The Magdalena Ridge Observatory Interferometer (MROI), a 10-telescope optical/near-IR interferometer in central New Mexico, has been conceived to be the most ambitious optical interferometric array under construction to date. With baselines ranging from 7.8 to 347 meters, and limiting magnitudes of 14 at H band, it will be able to assess many thousands of astronomical targets on spatial scales of tens to tenths of milliarcseconds. This is achieved through several careful design choices and trade-offs which should allow the MROI to reach 4-5 magnitudes deeper than similar facilities can achieve today. After over a decade of funding from NRL and the major partner institutions (New Mexico Tech and Cambridge University), new funding was obtained in late 2015 via a Cooperative Agreement between New Mexico Tech and the Air Force Research Lab (AFRL) to bring the facility to a three-interferometer system capable of observing geosynchronous satellites. However, we still maintain an exciting and compelling astronomical portfolio which will produce statistical samples of: YSOs and their surrounding disks, systems dominated by mass-loss and mass-transfer, pulsating stars and binary star systems, and images of the environs of AGN in nearby galaxies.
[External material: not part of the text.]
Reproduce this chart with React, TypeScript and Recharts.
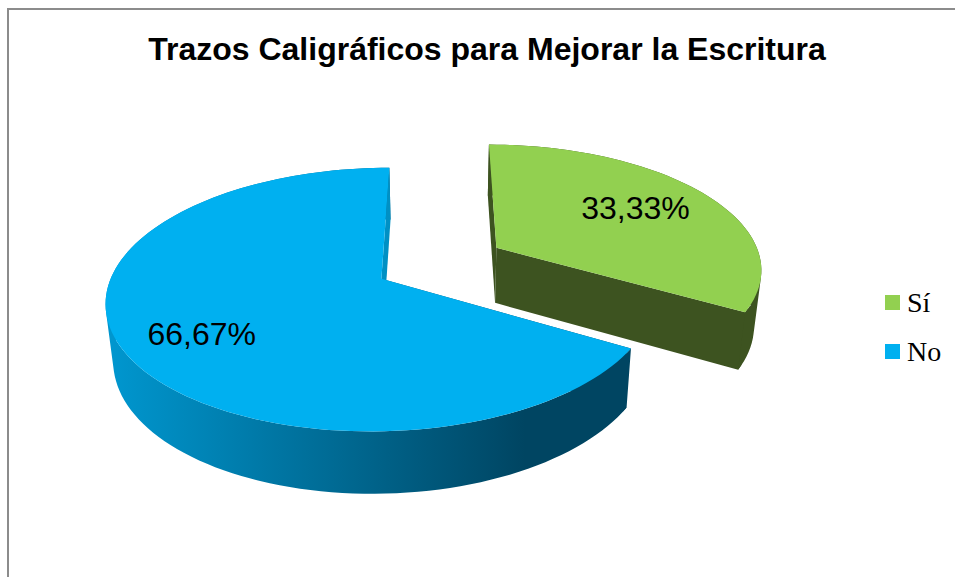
import { PieChart, Pie, Legend } from "recharts";

const CATEGORIES = ["Sí", "No"];
const VALUES = [33.33, 66.67];
const COLORS = ["#92d050", "#00b0f0"];
const WALL_COLORS = ["#3d5320", "url(#noWall)"];
const CUT_COLORS = ["#3d5320", "#0090c4"];

const TITLE = "Trazos Caligráficos para Mejorar la Escritura";

// fake 3D: the pie circle is seen through a simple perspective
const SQUASH = 0.4655;
const PERSPECTIVE = 0.155;
const EXPLODE = 0.25;
const TAPER = 0.977;
const RAD = Math.PI / 180;

// where each percentage sits on its slice (radius fraction, angle nudge)
const LABEL_RADIUS = [0.66, 0.735];
const LABEL_NUDGE = [0, 4.5];

const chartData = CATEGORIES.map((name, i) => ({
  name,
  value: VALUES[i],
  fill: COLORS[i],
}));

type Pt = { x: number; y: number; s: number };

const project = (cx: number, cy: number, r: number, wx: number, wy: number): Pt => {
  const s = 1 / (1 + PERSPECTIVE * wy);
  return { x: cx + r * wx * s, y: cy - r * SQUASH * wy * s, s };
};

// same point on the lower rim
const drop = (cx: number, p: Pt): Pt => ({
  x: cx + (p.x - cx) * TAPER,
  y: p.y + 23.6 + 32 * p.s,
  s: p.s,
});

const toPath = (pts: Pt[]) =>
  "M" + pts.map((p) => `${p.x.toFixed(2)},${p.y.toFixed(2)}`).join("L") + "Z";

// the wall folds over at the silhouette, so every quad gets the same winding
const wallPath = (top: Pt[], low: Pt[]) => {
  let d = "";
  for (let i = 0; i < top.length - 1; i++) {
    const quad = [top[i], top[i + 1], low[i + 1], low[i]];
    let area = 0;
    quad.forEach((p, j) => {
      const q = quad[(j + 1) % 4];
      area += p.x * q.y - q.x * p.y;
    });
    d += toPath(area < 0 ? [...quad].reverse() : quad);
  }
  return d;
};

// eslint-disable-next-line @typescript-eslint/no-explicit-any
const Slice3D = (props: any) => {
  const { cx, cy, outerRadius, startAngle, endAngle, midAngle, fill, index } = props;
  const mid = (midAngle ?? (startAngle + endAngle) / 2) * RAD;
  const ox = EXPLODE * Math.cos(mid);
  const oy = EXPLODE * Math.sin(mid);
  const at = (wx: number, wy: number) => project(cx, cy, outerRadius, wx, wy);

  const rim: Pt[] = [];
  const steps = Math.ceil(Math.abs(endAngle - startAngle) / 2);
  for (let i = 0; i <= steps; i++) {
    const a = (startAngle + ((endAngle - startAngle) * i) / steps) * RAD;
    rim.push(at(ox + Math.cos(a), oy + Math.sin(a)));
  }
  const apex = at(ox, oy);
  const n = rim.length - 1;
  // the cut nearer the viewer goes under the round wall, the far one over it
  const frontFirst = rim[0].y > rim[n].y;
  const front = frontFirst ? rim[0] : rim[n];
  const back = frontFirst ? rim[n] : rim[0];
  // one rim step further, so no seam shows where the cut meets the wall
  const lap = frontFirst ? rim[1] : rim[n - 1];
  const rimLow = rim.map((p) => drop(cx, p));
  const wall = WALL_COLORS[index];

  return (
    <g>
      <path
        d={toPath([apex, front, lap, drop(cx, lap), drop(cx, front), drop(cx, apex)])}
        fill={wall}
      />
      <path d={wallPath(rim, rimLow)} fill={wall} />
      <path d={toPath([apex, back, drop(cx, back), drop(cx, apex)])} fill={CUT_COLORS[index]} />
      <path d={toPath([apex, ...rim])} fill={fill} />
    </g>
  );
};

// eslint-disable-next-line @typescript-eslint/no-explicit-any
const PercentLabel = (props: any) => {
  const { cx, cy, outerRadius, midAngle, index, value } = props;
  const mid = midAngle * RAD;
  const a = (midAngle + LABEL_NUDGE[index]) * RAD;
  const r = LABEL_RADIUS[index];
  const p = project(
    cx,
    cy,
    outerRadius,
    EXPLODE * Math.cos(mid) + r * Math.cos(a),
    EXPLODE * Math.sin(mid) + r * Math.sin(a),
  );
  return (
    <text
      x={p.x}
      y={p.y}
      dy={-2}
      textAnchor="middle"
      dominantBaseline="central"
      fontFamily="'Liberation Sans', sans-serif"
      fontSize={32}
      fill="#000"
    >
      {Number(value).toFixed(2).replace(".", ",")}%
    </text>
  );
};

// eslint-disable-next-line @typescript-eslint/no-explicit-any
const LegendList = ({ payload }: any) => (
  <div>
    {payload.map((entry: any) => (
      <div
        key={entry.value}
        style={{
          display: "flex",
          alignItems: "center",
          height: 49,
          fontFamily: "'Liberation Serif', serif",
          fontSize: 28,
          color: "#000",
        }}
      >
        <span style={{ width: 15, height: 15, background: entry.color, marginRight: 7 }} />
        {entry.value}
      </div>
    ))}
  </div>
);

export default function App() {
  return (
    <div
      style={{
        position: "absolute",
        left: 0,
        top: 0,
        width: 955,
        height: 577,
        overflow: "hidden",
        background: "#fff",
      }}
    >
      <PieChart width={955} height={577} margin={{ top: 0, right: 0, bottom: 0, left: 0 }}>
        <defs>
          <linearGradient id="noWall" gradientUnits="userSpaceOnUse" x1={113} y1={0} x2={525} y2={0}>
            <stop offset="0%" stopColor="#0096ce" />
            <stop offset="100%" stopColor="#004562" />
          </linearGradient>
        </defs>
        <rect x={8} y={9} width={1000} height={1000} fill="none" stroke="#8c8c8c" strokeWidth={2} />
        <text
          x={487}
          y={60}
          textAnchor="middle"
          fontFamily="'Liberation Sans', sans-serif"
          fontWeight="bold"
          fontSize={32}
          fill="#000"
        >
          {TITLE}
        </text>
        <Pie
          data={chartData}
          dataKey="value"
          nameKey="name"
          cx={440}
          cy={263}
          outerRadius={265.5}
          startAngle={90}
          endAngle={-270}
          stroke="none"
          shape={Slice3D}
          label={PercentLabel}
          labelLine={false}
          isAnimationActive={false}
        />
        <Legend
          layout="vertical"
          content={LegendList}
          itemSorter={null}
          wrapperStyle={{ left: 885, top: 278, width: 70 }}
        />
      </PieChart>
    </div>
  );
}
An overview of the major design components of this ambitious imaging machine, recent progress, and plans for MROI for the next 3 years under the AFRL Cooperative Agreement will be presented.

JPL Contact: Rob Zellem

About the Speaker
Michelle Creech-Eakman received her Ph.D. in Physics from the University of Denver building astronomical instrumentation to study Mira variable stars. Subsequent to this, she held two postdocs at Caltech and JPL working on, among other projects, the Palomar Testbed and Keck Interferometers. In 2003 she left to join the faculty at New Mexico Tech and to serve as Project Scientist on the MRO Interferometer. She has participated in the design and building of several spectrometers and fringe-trackers over the years, as well as secured competitive observing time using spectrometers and optical interferometers on several international facilities. Her main areas of research outside of instrumentation concern stellar astrophysics (YSOs, binary systems and variable stars) and exoplanets, especially as they relate to the stars they orbit.